'Twas the blog before Christmas (Part One)


Allow me to put on my Santa hat and provide the following gifts for the following people.

For Nick Swisher: Derek Jeter's black book

You're going to need some new friends once you step foot in New York City and no one has more friends than the Yankee captain. If Swisher follows Jeters advice, I'm sure he'll be batting 1.000 in no time.

For Chris Lowery: An offense that scores more than 63 points per game

Last season, SIU was an outstanding 17-1 in games in which it scored at least 63 points. I know C-Lo visited the Denver Nuggets this offseason and taught them the meaning of the word "defense" but maybe New York Knicks coach Mike D'Antoni could have left him a copy of his offensive playbook on his desk when the Salukis visited the Garden in November. Remember kids, you can't win if you don't score. And you can't win if the other team scores more than you do.

For Mario Moccia: A blank check from Hal Steinbrenner

Since I'm already in a New York state of mind, I figure I hop a cab (or maybe a train, it's probably cheaper) and head to the new Yankee Stadium, pick Steinbrenner's pocket and allow SIU Director of Athletics Mario Moccia to sign off on a blank check that would pay for Saluki way. And he can't tell me the economy won't allow him to do it, seeing that he has spent an estimated $423.5 million dollars on free agents this winter.

For Dale Lennon: A dollar for...

...every time he said his team needed to "sure things up."

For John Paxson: A time machine

Use it how you may, Pax. Wanna go back in time and trade Luol Deng for Pau Gasol? Or Kevin Garnett? Or maybe you would like to pull the trigger on that Gordon/Thomas/Noah for Kobe package? Or instead of drafting Thomas, you draft LaMarcus Aldridge or Brandon Roy. Maybe even Ronnie Brewer over that Swiss guard. I doubt you get anything for Christmas, seeing that you got your gift which came in June.

For Derrick Rose: A teammate he can trust

Ben Gordon's a nice shooter, but he's a chucker. Larry Hughes is a nice asset, but if he makes a few shots then he thinks he can make them all.
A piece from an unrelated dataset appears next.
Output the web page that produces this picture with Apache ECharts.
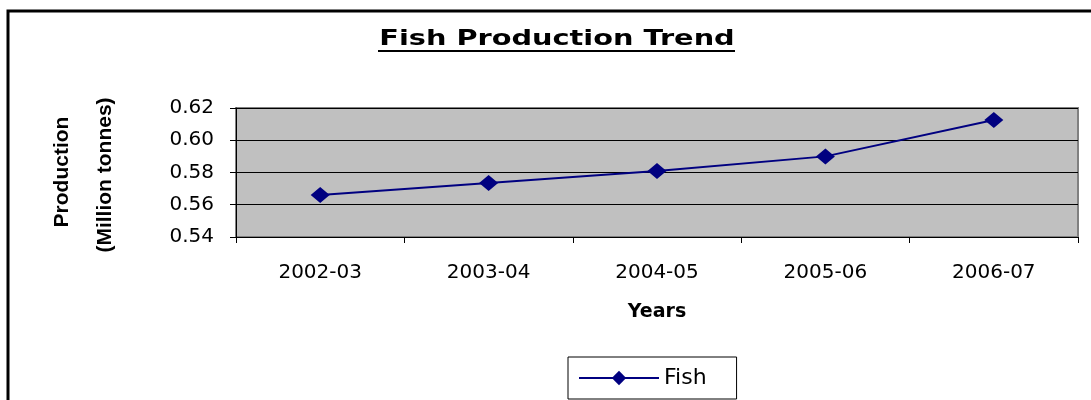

Unfortunately, he can't. Luol Deng has regressed tremendously, but he's being paid like a future All-Star. I would get D-Rose some help. Amare Stoudemire anyone?
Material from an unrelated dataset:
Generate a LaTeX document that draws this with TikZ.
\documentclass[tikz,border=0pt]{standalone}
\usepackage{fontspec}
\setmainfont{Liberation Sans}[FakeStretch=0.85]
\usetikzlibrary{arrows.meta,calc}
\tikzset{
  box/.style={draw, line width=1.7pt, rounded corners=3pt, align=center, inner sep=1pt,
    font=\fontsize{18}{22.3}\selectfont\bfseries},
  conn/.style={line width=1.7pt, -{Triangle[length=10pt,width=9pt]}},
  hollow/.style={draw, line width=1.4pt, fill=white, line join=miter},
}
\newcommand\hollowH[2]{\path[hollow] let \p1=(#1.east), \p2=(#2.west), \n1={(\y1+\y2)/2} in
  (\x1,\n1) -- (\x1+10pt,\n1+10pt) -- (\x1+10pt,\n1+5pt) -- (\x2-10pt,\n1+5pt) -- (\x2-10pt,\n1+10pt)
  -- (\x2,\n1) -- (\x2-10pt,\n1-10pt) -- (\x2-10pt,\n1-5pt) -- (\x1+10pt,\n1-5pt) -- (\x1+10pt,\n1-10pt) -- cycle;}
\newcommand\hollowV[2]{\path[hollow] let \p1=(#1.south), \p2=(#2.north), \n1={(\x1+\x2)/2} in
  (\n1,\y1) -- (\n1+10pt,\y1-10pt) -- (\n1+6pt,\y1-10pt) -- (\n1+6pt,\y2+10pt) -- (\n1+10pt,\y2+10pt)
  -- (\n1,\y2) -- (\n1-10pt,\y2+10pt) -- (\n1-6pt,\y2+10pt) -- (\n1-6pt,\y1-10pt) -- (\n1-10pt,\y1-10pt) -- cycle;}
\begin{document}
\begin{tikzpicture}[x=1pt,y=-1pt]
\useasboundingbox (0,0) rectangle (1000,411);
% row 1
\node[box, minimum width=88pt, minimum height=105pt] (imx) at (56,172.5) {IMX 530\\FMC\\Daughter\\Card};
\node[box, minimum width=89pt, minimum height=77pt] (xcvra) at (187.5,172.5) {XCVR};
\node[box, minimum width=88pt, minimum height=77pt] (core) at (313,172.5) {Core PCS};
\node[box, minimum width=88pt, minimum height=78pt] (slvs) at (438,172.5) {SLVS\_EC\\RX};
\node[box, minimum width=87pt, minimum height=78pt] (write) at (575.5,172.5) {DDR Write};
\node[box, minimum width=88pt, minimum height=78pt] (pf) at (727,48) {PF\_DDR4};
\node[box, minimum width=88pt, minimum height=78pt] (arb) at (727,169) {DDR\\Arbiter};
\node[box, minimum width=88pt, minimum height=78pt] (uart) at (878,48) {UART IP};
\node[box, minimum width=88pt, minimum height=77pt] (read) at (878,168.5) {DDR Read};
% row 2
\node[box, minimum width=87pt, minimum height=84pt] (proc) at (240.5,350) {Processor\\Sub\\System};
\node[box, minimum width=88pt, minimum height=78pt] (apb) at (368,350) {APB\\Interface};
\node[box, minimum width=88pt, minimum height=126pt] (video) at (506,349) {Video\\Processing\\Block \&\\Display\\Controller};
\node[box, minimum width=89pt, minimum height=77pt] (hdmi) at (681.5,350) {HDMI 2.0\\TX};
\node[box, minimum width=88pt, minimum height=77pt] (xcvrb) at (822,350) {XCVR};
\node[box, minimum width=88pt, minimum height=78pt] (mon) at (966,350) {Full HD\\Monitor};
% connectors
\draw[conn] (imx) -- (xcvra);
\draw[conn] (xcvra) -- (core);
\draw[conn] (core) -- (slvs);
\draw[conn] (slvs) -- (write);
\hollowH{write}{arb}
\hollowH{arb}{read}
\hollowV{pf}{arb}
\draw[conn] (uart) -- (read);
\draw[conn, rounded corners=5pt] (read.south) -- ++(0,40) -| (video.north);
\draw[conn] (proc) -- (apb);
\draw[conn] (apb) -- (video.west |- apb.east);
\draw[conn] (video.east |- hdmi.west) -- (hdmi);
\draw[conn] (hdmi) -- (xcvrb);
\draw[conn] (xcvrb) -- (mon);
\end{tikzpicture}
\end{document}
For LeBron James: Stephen Curry

As usual, Jeff makes perfect sense. He's not our hoops expert for nothing.

For Greg Olson: A record deal

And some time in the studio with Lil' Wayne for the remix, baby.

For the Bears: A 3-for-1 deal

1. A spot in the 2008-09 NFL playoffs.
2. A quarterback whose expertise is throwing "da bomb" and not downing Jaeger Bombs.
3. A receiver that can catch the ball as well as he catches his paycheck.

For the Cubs: A 2-for-1 deal

A 2007 NL Cy Young Winner and a left-handed bat who would likely hit 40 home runs at Wrigley Field alone.

For the White Sox: The fight of a lifetime

Don King. Jay Mariotti. Ozzie Guillen. Pay. Per. View. Need I say more?

For the Blackhawks: A true 'Winter Classic'

Temperatures that are cold, but livable. A hat trick apiece from Jonathan Toews and Patrick Kane. And a 6-0 win over the hated Detroit Red Wings to cap the Winter of Frost.